Born in 1892 in Toronto as Gladys Louise Smith, Pickford became her family’s main breadwinner after her father was killed in an accident when she was seven years old. Her mother had started taking in boarders, one of whom was a theatrical stage manager who suggested that young Gladys be given two theatrical roles. She went on to act in many melodramas in Toronto’s Valentine Stock Company, including a significant child role in The Silver King.

In the early 1990s, her entire family worked in theatre and toured the US, performing for third-rate companies. Pickford gave herself one last chance to land a spot on Broadway, and she and her siblings supported singer Chauncey Olcott on Broadway in 1906 before Pickford went on to land a supporting role in 1907 in The Warrens of Virginia. It was the producer David Belasco who insisted that Gladys take the stage name Mary Pickford.

Silent Films

Pickford was first screen tested in 1909 for a role in the film Pippa Passes. The part was not given to her, but the director was so taken with her he signed her to his company Biograph. He agreed to pay her $10 a day for her acting work, while most actors at that studio at the time were earning just $5 a day.

Pickford played both bit parts and leading roles at Biograph, appearing in 51 films in 1909. Her first starring role was in The Violin Maker of Cremona, where she acted opposite her future husband, Owen Moore. Actors in Biograph were not listed in the credits. Still, audiences immediately recognised Pickford, and she became known as “the Girl with the Golden Curls” and “Blondilocks”, which is how exhibitors would advertise films she featured in.

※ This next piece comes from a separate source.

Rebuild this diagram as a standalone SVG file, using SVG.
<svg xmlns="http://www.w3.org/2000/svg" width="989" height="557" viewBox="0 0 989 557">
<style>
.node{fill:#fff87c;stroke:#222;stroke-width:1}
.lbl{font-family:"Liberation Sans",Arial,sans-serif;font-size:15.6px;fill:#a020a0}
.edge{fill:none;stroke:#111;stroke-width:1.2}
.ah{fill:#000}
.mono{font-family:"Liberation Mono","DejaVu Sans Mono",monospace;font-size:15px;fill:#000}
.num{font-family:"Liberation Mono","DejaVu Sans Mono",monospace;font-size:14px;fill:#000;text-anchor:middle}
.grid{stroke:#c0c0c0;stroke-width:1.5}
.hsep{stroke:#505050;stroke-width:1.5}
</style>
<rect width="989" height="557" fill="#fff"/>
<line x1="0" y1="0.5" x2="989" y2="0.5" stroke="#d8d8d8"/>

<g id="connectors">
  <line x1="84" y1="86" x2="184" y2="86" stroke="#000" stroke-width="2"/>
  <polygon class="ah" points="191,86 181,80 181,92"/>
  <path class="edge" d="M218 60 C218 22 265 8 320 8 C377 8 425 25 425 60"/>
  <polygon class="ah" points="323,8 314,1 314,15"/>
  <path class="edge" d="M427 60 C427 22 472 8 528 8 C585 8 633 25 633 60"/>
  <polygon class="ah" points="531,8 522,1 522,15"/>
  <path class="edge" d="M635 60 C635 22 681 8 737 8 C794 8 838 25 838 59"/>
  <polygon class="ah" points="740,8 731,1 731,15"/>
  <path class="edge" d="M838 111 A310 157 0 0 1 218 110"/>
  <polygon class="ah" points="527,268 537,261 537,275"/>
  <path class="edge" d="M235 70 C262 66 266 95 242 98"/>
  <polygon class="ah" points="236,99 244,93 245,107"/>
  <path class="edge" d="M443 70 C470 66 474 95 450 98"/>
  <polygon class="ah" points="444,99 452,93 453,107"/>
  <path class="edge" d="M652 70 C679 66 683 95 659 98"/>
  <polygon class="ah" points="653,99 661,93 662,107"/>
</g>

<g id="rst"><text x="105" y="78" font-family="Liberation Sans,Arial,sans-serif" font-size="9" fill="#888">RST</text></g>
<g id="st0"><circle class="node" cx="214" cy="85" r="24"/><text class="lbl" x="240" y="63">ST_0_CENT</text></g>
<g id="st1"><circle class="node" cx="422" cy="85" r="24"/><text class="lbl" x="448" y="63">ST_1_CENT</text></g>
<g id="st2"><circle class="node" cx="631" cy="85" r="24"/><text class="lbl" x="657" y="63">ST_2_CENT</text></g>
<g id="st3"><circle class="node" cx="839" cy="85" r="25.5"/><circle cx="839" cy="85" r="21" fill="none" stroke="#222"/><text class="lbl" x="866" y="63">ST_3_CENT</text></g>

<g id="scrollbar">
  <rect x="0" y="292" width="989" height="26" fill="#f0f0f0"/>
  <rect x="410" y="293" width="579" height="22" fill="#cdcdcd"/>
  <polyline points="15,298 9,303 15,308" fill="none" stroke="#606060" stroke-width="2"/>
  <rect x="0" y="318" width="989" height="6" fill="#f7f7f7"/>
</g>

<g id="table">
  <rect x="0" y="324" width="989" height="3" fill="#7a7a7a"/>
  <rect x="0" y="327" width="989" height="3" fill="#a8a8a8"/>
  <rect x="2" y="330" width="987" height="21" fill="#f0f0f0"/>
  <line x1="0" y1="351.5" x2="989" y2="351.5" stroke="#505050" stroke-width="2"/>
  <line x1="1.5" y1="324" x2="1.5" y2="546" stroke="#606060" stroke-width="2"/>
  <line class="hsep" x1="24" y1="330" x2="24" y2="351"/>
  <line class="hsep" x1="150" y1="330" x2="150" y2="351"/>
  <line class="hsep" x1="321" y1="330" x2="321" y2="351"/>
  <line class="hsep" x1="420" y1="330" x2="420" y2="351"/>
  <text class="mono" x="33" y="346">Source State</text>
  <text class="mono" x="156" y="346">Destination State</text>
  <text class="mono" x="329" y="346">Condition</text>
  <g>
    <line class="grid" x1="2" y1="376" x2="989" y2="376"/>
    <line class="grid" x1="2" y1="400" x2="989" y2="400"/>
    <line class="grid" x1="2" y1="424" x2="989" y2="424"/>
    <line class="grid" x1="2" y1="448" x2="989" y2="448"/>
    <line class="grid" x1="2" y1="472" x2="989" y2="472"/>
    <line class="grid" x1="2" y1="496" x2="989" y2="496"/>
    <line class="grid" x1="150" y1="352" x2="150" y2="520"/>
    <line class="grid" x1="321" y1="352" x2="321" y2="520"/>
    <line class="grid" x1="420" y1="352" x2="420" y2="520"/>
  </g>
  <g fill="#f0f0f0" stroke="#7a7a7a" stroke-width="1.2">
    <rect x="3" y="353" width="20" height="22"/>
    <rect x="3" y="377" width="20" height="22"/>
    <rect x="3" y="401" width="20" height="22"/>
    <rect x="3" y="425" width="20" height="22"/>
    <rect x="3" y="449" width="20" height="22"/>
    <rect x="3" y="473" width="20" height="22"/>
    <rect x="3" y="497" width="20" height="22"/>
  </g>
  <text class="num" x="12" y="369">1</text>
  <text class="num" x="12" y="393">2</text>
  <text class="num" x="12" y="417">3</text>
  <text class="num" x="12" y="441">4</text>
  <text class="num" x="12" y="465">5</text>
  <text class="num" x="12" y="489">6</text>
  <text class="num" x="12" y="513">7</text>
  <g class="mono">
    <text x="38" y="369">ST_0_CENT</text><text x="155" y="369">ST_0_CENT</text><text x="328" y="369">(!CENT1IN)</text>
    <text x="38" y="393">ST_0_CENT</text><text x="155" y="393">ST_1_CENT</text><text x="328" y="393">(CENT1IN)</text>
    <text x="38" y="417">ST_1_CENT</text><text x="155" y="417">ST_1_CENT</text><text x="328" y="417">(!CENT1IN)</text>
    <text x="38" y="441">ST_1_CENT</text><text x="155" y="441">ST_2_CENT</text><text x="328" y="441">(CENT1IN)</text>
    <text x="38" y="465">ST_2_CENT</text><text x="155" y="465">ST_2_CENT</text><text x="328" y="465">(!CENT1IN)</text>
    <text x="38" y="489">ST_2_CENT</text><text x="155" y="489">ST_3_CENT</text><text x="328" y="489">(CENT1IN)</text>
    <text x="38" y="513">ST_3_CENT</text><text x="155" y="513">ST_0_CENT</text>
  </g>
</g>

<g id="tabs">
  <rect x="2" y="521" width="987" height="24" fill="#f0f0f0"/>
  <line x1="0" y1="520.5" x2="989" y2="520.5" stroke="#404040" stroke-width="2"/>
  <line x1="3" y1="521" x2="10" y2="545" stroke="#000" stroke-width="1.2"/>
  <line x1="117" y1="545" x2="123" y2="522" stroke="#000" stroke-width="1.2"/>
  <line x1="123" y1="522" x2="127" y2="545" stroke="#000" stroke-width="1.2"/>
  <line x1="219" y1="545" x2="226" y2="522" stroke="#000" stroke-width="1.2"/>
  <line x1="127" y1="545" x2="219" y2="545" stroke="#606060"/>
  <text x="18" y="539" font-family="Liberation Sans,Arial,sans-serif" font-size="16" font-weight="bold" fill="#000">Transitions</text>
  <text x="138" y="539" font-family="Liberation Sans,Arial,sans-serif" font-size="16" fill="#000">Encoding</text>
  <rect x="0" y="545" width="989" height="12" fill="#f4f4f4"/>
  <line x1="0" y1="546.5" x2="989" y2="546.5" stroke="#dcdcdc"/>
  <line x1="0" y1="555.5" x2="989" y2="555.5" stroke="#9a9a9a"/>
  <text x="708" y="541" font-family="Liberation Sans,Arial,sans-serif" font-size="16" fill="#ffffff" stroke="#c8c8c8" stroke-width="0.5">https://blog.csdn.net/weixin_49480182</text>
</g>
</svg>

She made her last Biograph picture in 1912 and returned to Broadway but discovered how much she missed film acting and decided to work exclusively in film. Between 1912 and 1919, she jumped between studios, increasing her paycheque each time until she joined Douglas Fairbanks (her soon to be second husband), D.W. Griffith and Charlie Chaplin to form United Artists.

United Artists broke from the tradition of Hollywood studios producing films and forming chains of theatres to show the company’s productions. UA was solely a distribution company that offered independent filmmakers access to screens and the rental of un-booked cinemas owned by other companies. As co-founder and a producer and star of her own films, Pickford was the most powerful woman working in Hollywood at the time.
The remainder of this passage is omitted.